Data lines
□ □ □

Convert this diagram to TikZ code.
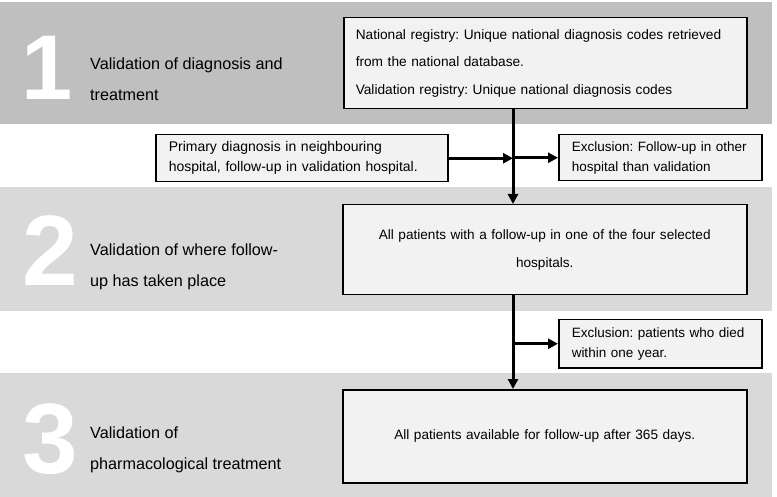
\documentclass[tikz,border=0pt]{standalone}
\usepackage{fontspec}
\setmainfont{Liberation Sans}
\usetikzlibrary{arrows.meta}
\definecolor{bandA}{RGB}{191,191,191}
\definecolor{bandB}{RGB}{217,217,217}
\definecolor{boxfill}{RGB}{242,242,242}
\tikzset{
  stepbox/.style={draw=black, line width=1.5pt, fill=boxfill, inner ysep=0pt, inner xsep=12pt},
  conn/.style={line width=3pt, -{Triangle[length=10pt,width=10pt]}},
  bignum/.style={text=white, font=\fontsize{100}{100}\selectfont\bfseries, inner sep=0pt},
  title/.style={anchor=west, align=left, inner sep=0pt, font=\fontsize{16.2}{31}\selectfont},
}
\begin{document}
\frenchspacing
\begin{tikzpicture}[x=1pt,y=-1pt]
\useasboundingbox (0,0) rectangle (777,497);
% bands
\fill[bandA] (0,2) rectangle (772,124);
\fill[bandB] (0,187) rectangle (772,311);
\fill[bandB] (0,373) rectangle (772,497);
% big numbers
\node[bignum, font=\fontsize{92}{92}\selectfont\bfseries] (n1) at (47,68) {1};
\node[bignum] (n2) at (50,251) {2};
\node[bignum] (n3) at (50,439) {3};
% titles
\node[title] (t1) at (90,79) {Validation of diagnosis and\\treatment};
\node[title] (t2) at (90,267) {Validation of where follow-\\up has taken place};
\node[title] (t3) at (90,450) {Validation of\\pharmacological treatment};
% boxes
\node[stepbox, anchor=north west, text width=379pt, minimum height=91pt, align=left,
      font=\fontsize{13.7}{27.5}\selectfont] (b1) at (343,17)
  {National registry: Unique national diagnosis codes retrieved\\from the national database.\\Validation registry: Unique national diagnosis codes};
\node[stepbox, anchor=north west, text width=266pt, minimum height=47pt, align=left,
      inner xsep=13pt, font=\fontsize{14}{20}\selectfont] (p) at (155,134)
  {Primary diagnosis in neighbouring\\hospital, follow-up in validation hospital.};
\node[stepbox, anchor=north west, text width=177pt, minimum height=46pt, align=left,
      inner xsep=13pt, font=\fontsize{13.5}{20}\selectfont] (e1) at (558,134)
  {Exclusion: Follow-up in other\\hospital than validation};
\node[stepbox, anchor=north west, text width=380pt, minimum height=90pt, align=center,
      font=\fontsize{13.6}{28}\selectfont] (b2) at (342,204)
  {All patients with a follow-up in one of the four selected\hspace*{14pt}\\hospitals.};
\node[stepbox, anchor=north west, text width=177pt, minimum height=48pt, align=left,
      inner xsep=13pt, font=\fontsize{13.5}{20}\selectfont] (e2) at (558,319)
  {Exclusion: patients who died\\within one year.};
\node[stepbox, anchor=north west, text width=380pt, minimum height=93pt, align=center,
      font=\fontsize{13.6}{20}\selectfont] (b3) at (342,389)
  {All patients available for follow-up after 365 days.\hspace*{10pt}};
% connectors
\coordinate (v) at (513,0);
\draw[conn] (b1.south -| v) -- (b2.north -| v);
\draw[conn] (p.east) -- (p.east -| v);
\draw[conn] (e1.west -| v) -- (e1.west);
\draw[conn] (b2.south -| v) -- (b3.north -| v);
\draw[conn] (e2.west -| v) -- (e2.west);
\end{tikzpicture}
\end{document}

□ □ □

Directive
Repeat the data in full and exactly. Omit pictures.

Completed exercise
Convert this diagram to TikZ code.
\documentclass[tikz,border=0pt]{standalone}
\usepackage{fontspec}
\setmainfont{Liberation Sans}
\usetikzlibrary{arrows.meta}
\definecolor{bandA}{RGB}{191,191,191}
\definecolor{bandB}{RGB}{217,217,217}
\definecolor{boxfill}{RGB}{242,242,242}
\tikzset{
  stepbox/.style={draw=black, line width=1.5pt, fill=boxfill, inner ysep=0pt, inner xsep=12pt},
  conn/.style={line width=3pt, -{Triangle[length=10pt,width=10pt]}},
  bignum/.style={text=white, font=\fontsize{100}{100}\selectfont\bfseries, inner sep=0pt},
  title/.style={anchor=west, align=left, inner sep=0pt, font=\fontsize{16.2}{31}\selectfont},
}
\begin{document}
\frenchspacing
\begin{tikzpicture}[x=1pt,y=-1pt]
\useasboundingbox (0,0) rectangle (777,497);
% bands
\fill[bandA] (0,2) rectangle (772,124);
\fill[bandB] (0,187) rectangle (772,311);
\fill[bandB] (0,373) rectangle (772,497);
% big numbers
\node[bignum, font=\fontsize{92}{92}\selectfont\bfseries] (n1) at (47,68) {1};
\node[bignum] (n2) at (50,251) {2};
\node[bignum] (n3) at (50,439) {3};
% titles
\node[title] (t1) at (90,79) {Validation of diagnosis and\\treatment};
\node[title] (t2) at (90,267) {Validation of where follow-\\up has taken place};
\node[title] (t3) at (90,450) {Validation of\\pharmacological treatment};
% boxes
\node[stepbox, anchor=north west, text width=379pt, minimum height=91pt, align=left,
      font=\fontsize{13.7}{27.5}\selectfont] (b1) at (343,17)
  {National registry: Unique national diagnosis codes retrieved\\from the national database.\\Validation registry: Unique national diagnosis codes};
\node[stepbox, anchor=north west, text width=266pt, minimum height=47pt, align=left,
      inner xsep=13pt, font=\fontsize{14}{20}\selectfont] (p) at (155,134)
  {Primary diagnosis in neighbouring\\hospital, follow-up in validation hospital.};
\node[stepbox, anchor=north west, text width=177pt, minimum height=46pt, align=left,
      inner xsep=13pt, font=\fontsize{13.5}{20}\selectfont] (e1) at (558,134)
  {Exclusion: Follow-up in other\\hospital than validation};
\node[stepbox, anchor=north west, text width=380pt, minimum height=90pt, align=center,
      font=\fontsize{13.6}{28}\selectfont] (b2) at (342,204)
  {All patients with a follow-up in one of the four selected\hspace*{14pt}\\hospitals.};
\node[stepbox, anchor=north west, text width=177pt, minimum height=48pt, align=left,
      inner xsep=13pt, font=\fontsize{13.5}{20}\selectfont] (e2) at (558,319)
  {Exclusion: patients who died\\within one year.};
\node[stepbox, anchor=north west, text width=380pt, minimum height=93pt, align=center,
      font=\fontsize{13.6}{20}\selectfont] (b3) at (342,389)
  {All patients available for follow-up after 365 days.\hspace*{10pt}};
% connectors
\coordinate (v) at (513,0);
\draw[conn] (b1.south -| v) -- (b2.north -| v);
\draw[conn] (p.east) -- (p.east -| v);
\draw[conn] (e1.west -| v) -- (e1.west);
\draw[conn] (b2.south -| v) -- (b3.north -| v);
\draw[conn] (e2.west -| v) -- (e2.west);
\end{tikzpicture}
\end{document}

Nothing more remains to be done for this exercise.